Comment parler de charme et d’obsession sans évoquer le timbre et l’intonation de la voix de la chanteuse? C’est pour moi l’atout phare de l’album. Elle va parfois jusqu’au bout de son souffle (Cybele’s reverie), fait sonner les refrains légèrement de côté, en acceptant la dissonance, va de plus en plus haut. La voix est bien présente et pourtant en voie d’extinction (je pense par exemple au titre principal). Lucid, je te conseillerais bien d’écouter les titres d’Elli et Jacno, « Toujours les souvenirs » et « T’oublier ». La dissonance y est davantage revendiquée, mais je rapproche tout de même les styles de voix ; c’est si fragile, et si léger que ça finit par grincer, à l’opposé de toute naïveté, presque comme dans un film d’Éric Rohmer, mais je vois que je vais finir par m’égarer. Et n’oublions pas le superbe Why should I cry, où l’on entend aussi Elli chanter en anglais.

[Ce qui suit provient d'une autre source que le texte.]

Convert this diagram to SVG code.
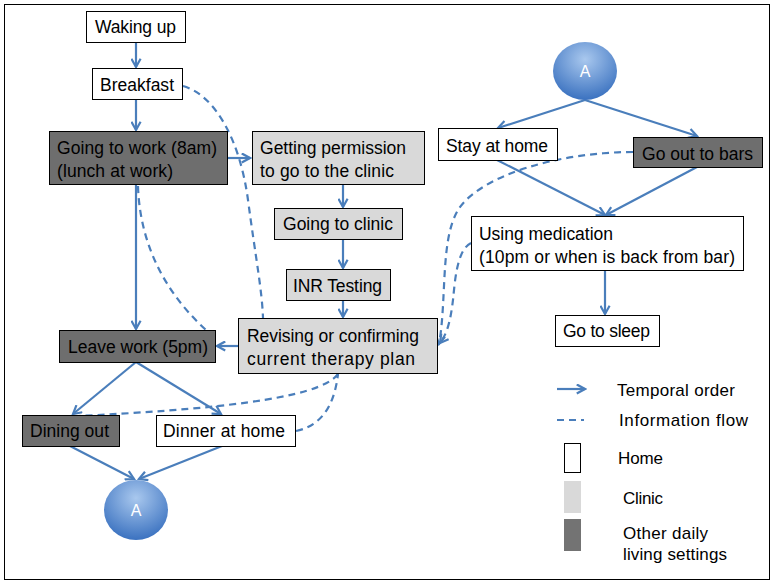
<svg xmlns="http://www.w3.org/2000/svg" width="774" height="583" viewBox="0 0 774 583">
<style>
.home{fill:#ffffff;stroke:#000;stroke-width:1}
.clinic{fill:#d9d9d9;stroke:#000;stroke-width:1}
.other{fill:#6e6e6e;stroke:#000;stroke-width:1}
text{font-family:"Liberation Sans",Arial,sans-serif;font-size:17.5px;fill:#000}
.lbl{font-size:17px}
.circ{font-size:16px;fill:#fff;text-anchor:middle}
.solid{fill:none;stroke:#4a7ebb;stroke-width:2.2;marker-end:url(#ah)}
.dash{fill:none;stroke:#4a7ebb;stroke-width:2.2;stroke-dasharray:7,5}
.darr{marker-end:url(#ah)}
</style>
<defs>
<marker id="ah" viewBox="0 0 12 12" refX="10" refY="6" markerWidth="5" markerHeight="5" orient="auto" markerUnits="strokeWidth">
<path d="M1,1 L10,6 L1,11" fill="none" stroke="#4a7ebb" stroke-width="2.4"/>
</marker>
<radialGradient id="cg" cx="50%" cy="30%" r="70%">
<stop offset="0" stop-color="#a9c8ee"/>
<stop offset="1" stop-color="#3b72c0"/>
</radialGradient>
</defs>
<rect x="4.5" y="4.5" width="765" height="575" fill="#fff" stroke="#000" stroke-width="1"/>

<g id="connectors">
<line class="solid" x1="136" y1="42" x2="136" y2="67"/>
<line class="solid" x1="136" y1="99" x2="136" y2="130"/>
<line class="solid" x1="136" y1="184" x2="136" y2="329"/>
<line class="solid" x1="227" y1="158" x2="250" y2="158"/>
<line class="solid" x1="343" y1="184" x2="343" y2="207"/>
<line class="solid" x1="343" y1="239" x2="343" y2="268"/>
<line class="solid" x1="343" y1="300" x2="343" y2="317"/>
<line class="solid" x1="238" y1="346" x2="217" y2="346"/>
<line class="solid" x1="136" y1="362" x2="73" y2="414"/>
<line class="solid" x1="136" y1="362" x2="221" y2="414"/>
<line class="solid" x1="70" y1="446" x2="134" y2="479"/>
<line class="solid" x1="222" y1="446" x2="139" y2="479"/>
<line class="solid" x1="585" y1="100" x2="498" y2="128"/>
<line class="solid" x1="585" y1="100" x2="697" y2="136"/>
<line class="solid" x1="497" y1="160" x2="605" y2="215"/>
<line class="solid" x1="697" y1="167" x2="606" y2="215"/>
<line class="solid" x1="605" y1="270" x2="605" y2="314"/>
<path class="dash" d="M183,86 C215,95 240,140 248,200 S262,290 263,318"/>
<path class="dash" d="M138,186 C140,250 170,300 214,337"/>
<path class="dash" d="M338,374 C320,400 200,410 78,416"/>
<path class="dash" d="M296,431 C325,425 335,400 338,374"/>
<path class="dash darr" d="M633,152 C560,152 480,175 458,210 C440,240 447,300 439,344"/>
<path class="dash darr" d="M471,243 C457,250 455,280 453,300 C450,325 446,335 440,343"/>
</g>

<g id="waking-up"><rect class="home" x="86.5" y="11.5" width="99" height="31"/><text x="95" y="33" textLength="81">Waking up</text></g>
<g id="breakfast"><rect class="home" x="92.5" y="68.5" width="90" height="31"/><text x="100" y="91" textLength="74">Breakfast</text></g>
<g id="going-to-work"><rect class="other" x="49.5" y="131.5" width="178" height="53"/><text x="57" y="154" textLength="160">Going to work (8am)</text><text x="57" y="177" textLength="116">(lunch at work)</text></g>
<g id="getting-permission"><rect class="clinic" x="252.5" y="131.5" width="172" height="53"/><text x="260" y="154" textLength="146">Getting permission</text><text x="260" y="177" textLength="134">to go to the clinic</text></g>
<g id="going-to-clinic"><rect class="clinic" x="274.5" y="208.5" width="128" height="31"/><text x="283" y="230" textLength="110">Going to clinic</text></g>
<g id="inr-testing"><rect class="clinic" x="286.5" y="269.5" width="104" height="31"/><text x="293" y="292" textLength="89">INR Testing</text></g>
<g id="revising"><rect class="clinic" x="238.5" y="318.5" width="199" height="55"/><text x="247" y="342" textLength="172">Revising or confirming</text><text x="247" y="365" textLength="168">current therapy plan</text></g>
<g id="leave-work"><rect class="other" x="59.5" y="330.5" width="156" height="32"/><text x="68" y="353" textLength="140">Leave work (5pm)</text></g>
<g id="dining-out"><rect class="other" x="22.5" y="415.5" width="97" height="31"/><text x="30" y="437" textLength="79">Dining out</text></g>
<g id="dinner-at-home"><rect class="home" x="156.5" y="415.5" width="139" height="31"/><text x="163" y="437" textLength="122">Dinner at home</text></g>
<g id="circle-a-bottom"><ellipse cx="136" cy="510" rx="32" ry="30" fill="url(#cg)"/><text class="circ" x="136" y="516">A</text></g>
<g id="circle-a-top"><ellipse cx="585" cy="71" rx="32" ry="29" fill="url(#cg)"/><text class="circ" x="585" y="77">A</text></g>
<g id="stay-at-home"><rect class="home" x="438.5" y="128.5" width="119" height="32"/><text x="446" y="152" textLength="102">Stay at home</text></g>
<g id="go-out-to-bars"><rect class="other" x="633.5" y="137.5" width="129" height="30"/><text x="642" y="160" textLength="111">Go out to bars</text></g>
<g id="using-medication"><rect class="home" x="471.5" y="216.5" width="272" height="54"/><text x="479" y="240" textLength="134">Using medication</text><text x="479" y="263" textLength="256">(10pm or when is back from bar)</text></g>
<g id="go-to-sleep"><rect class="home" x="555.5" y="315.5" width="104" height="31"/><text x="563" y="337" textLength="87">Go to sleep</text></g>

<g id="legend">
<line class="solid" x1="557" y1="389" x2="585" y2="389"/>
<text class="lbl" x="617" y="396" textLength="118">Temporal order</text>
<line class="dash" x1="557" y1="420" x2="584" y2="420" stroke-dasharray="8,5"/>
<text class="lbl" x="619" y="426" textLength="129">Information flow</text>
<rect class="home" x="564.5" y="443.5" width="16" height="29"/>
<text class="lbl" x="618" y="464" textLength="45">Home</text>
<rect x="564" y="481" width="17" height="32" fill="#d9d9d9"/>
<text class="lbl" x="623" y="504" textLength="40">Clinic</text>
<rect x="564" y="519" width="17" height="32" fill="#737373"/>
<text class="lbl" x="623" y="539" textLength="85">Other daily</text>
<text class="lbl" x="623" y="560" textLength="104">living settings</text>
</g>
</svg>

Venons-en, textes et choix des langues. On a l’habitude de différencier chansons en anglais ou en français, le français correspondant à un plus grand travail sur le texte. Pourquoi pas. Le texte de Metronomic Underground, ou de Why Should I cry, est plus répétitif et/ ou davantage fondé sur les sonorités que celui de Toujours les souvenirs ou d'Emperor Tomato Ketchup. Cependant, je trouve que les deux langues, dans l’album, sont utilisées de façon relativement similaire, l’évocation par l’association et la répétition me paraissant la figure la plus récurrente. Je préfère bien entendu les textes français, plus originaux, plus beaux, surtout sur des rythmes groovy - les paroles de Monstre Sacre, par exemple, sont assez oubliables - à l’exception majeure de Metronomic Underground, et de cette répétition hâchée de crazy/ sturdy/ stable/ torpedo. « A torpedo » y est en effet assené de façon à ce qu’on le transforme en un autre mot, du style « Ator Pedo ». Bref, personnellement, il ne m’en faut pas plus, avec le petit vibraphone derrière et la batterie, et ce grandiose tapadam.
Belle découverte donc, je regrette seulement que les morceaux pas trop pop-rock (j’aime beaucoup la pop-rock moi pourtant, ne nous méprenons pas) soient si rares, et que les sons électroniques visant à dynamiser le tout soient si nombreux. Ma théorie ? Moins de guitares électriques, moins besoin, donc, de compenser le côté conventionnel de la chose avec de l’électronique. Par contre, violons synthétiques, batteries, vibraphones, chabadadada et textes français tordus, ils peuvent y aller à fond les barriques.